Written request —
Repeat the listing exactly as given, omitting every image.
------------------------------------------------------------
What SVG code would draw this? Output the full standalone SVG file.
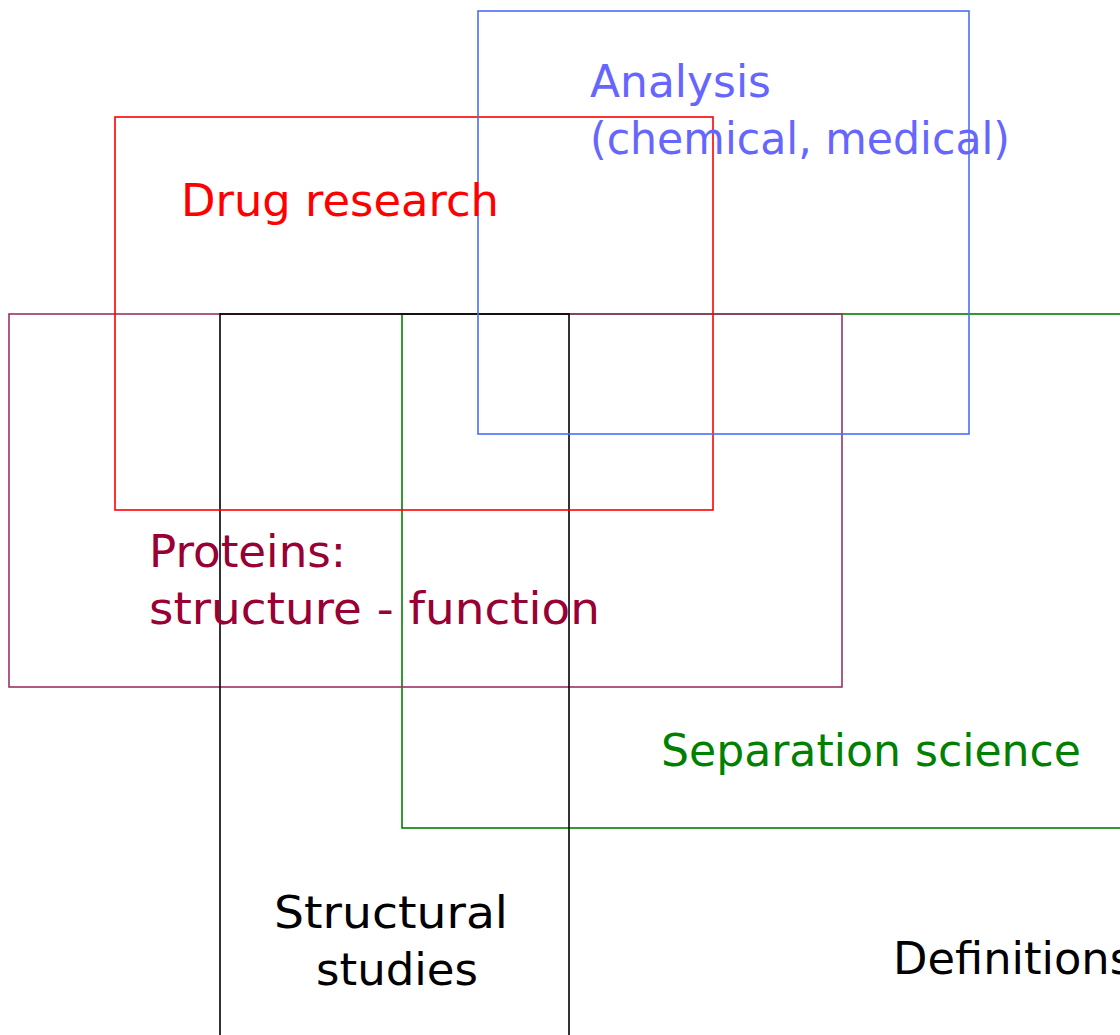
<svg xmlns="http://www.w3.org/2000/svg" width="1120" height="1035" viewBox="0 0 1120 1035">
<style>
rect{fill:none;stroke-width:1.6}
text{font-family:"Comic Sans MS","DejaVu Sans","Liberation Sans",sans-serif;font-size:44px}
</style>
<rect width="1120" height="1035" fill="#ffffff" stroke="none"/>
<g id="separation"><rect x="402" y="314" width="730" height="514" stroke="#008000"/></g>
<g id="proteins"><rect x="9" y="314" width="833" height="373" stroke="#993366"/></g>
<g id="structural"><rect x="220" y="314" width="349" height="740" stroke="#000000" stroke-width="1.8"/></g>
<g id="drug"><rect x="115" y="117" width="598" height="393" stroke="#ff0000"/></g>
<g id="analysis"><rect x="478" y="11" width="491" height="423" stroke="#4a6ef5"/></g>
<g id="labels">
<text x="590" y="97" fill="#6666ff" textLength="181" lengthAdjust="spacingAndGlyphs">Analysis</text>
<text x="590" y="154" fill="#6666ff" textLength="420" lengthAdjust="spacingAndGlyphs">(chemical, medical)</text>
<text x="181" y="216" fill="#ff0000" textLength="318" lengthAdjust="spacingAndGlyphs">Drug research</text>
<text x="149" y="567" fill="#990033" textLength="197" lengthAdjust="spacingAndGlyphs">Proteins:</text>
<text x="149" y="624" fill="#990033" textLength="451" lengthAdjust="spacingAndGlyphs">structure - function</text>
<text x="661" y="766" fill="#008000" textLength="420" lengthAdjust="spacingAndGlyphs">Separation science</text>
<text x="274" y="928" fill="#000000" textLength="234" lengthAdjust="spacingAndGlyphs">Structural</text>
<text x="316" y="985" fill="#000000" textLength="162" lengthAdjust="spacingAndGlyphs">studies</text>
<text x="893" y="974" fill="#000000" textLength="240" lengthAdjust="spacingAndGlyphs">Definitions</text>
</g>
<g id="connectors"></g>
</svg>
------------------------------------------------------------
Solution for this exercise —
What SVG code would draw this? Output the full standalone SVG file.
<svg xmlns="http://www.w3.org/2000/svg" width="1120" height="1035" viewBox="0 0 1120 1035">
<style>
rect{fill:none;stroke-width:1.6}
text{font-family:"Comic Sans MS","DejaVu Sans","Liberation Sans",sans-serif;font-size:44px}
</style>
<rect width="1120" height="1035" fill="#ffffff" stroke="none"/>
<g id="separation"><rect x="402" y="314" width="730" height="514" stroke="#008000"/></g>
<g id="proteins"><rect x="9" y="314" width="833" height="373" stroke="#993366"/></g>
<g id="structural"><rect x="220" y="314" width="349" height="740" stroke="#000000" stroke-width="1.8"/></g>
<g id="drug"><rect x="115" y="117" width="598" height="393" stroke="#ff0000"/></g>
<g id="analysis"><rect x="478" y="11" width="491" height="423" stroke="#4a6ef5"/></g>
<g id="labels">
<text x="590" y="97" fill="#6666ff" textLength="181" lengthAdjust="spacingAndGlyphs">Analysis</text>
<text x="590" y="154" fill="#6666ff" textLength="420" lengthAdjust="spacingAndGlyphs">(chemical, medical)</text>
<text x="181" y="216" fill="#ff0000" textLength="318" lengthAdjust="spacingAndGlyphs">Drug research</text>
<text x="149" y="567" fill="#990033" textLength="197" lengthAdjust="spacingAndGlyphs">Proteins:</text>
<text x="149" y="624" fill="#990033" textLength="451" lengthAdjust="spacingAndGlyphs">structure - function</text>
<text x="661" y="766" fill="#008000" textLength="420" lengthAdjust="spacingAndGlyphs">Separation science</text>
<text x="274" y="928" fill="#000000" textLength="234" lengthAdjust="spacingAndGlyphs">Structural</text>
<text x="316" y="985" fill="#000000" textLength="162" lengthAdjust="spacingAndGlyphs">studies</text>
<text x="893" y="974" fill="#000000" textLength="240" lengthAdjust="spacingAndGlyphs">Definitions</text>
</g>
<g id="connectors"></g>
</svg>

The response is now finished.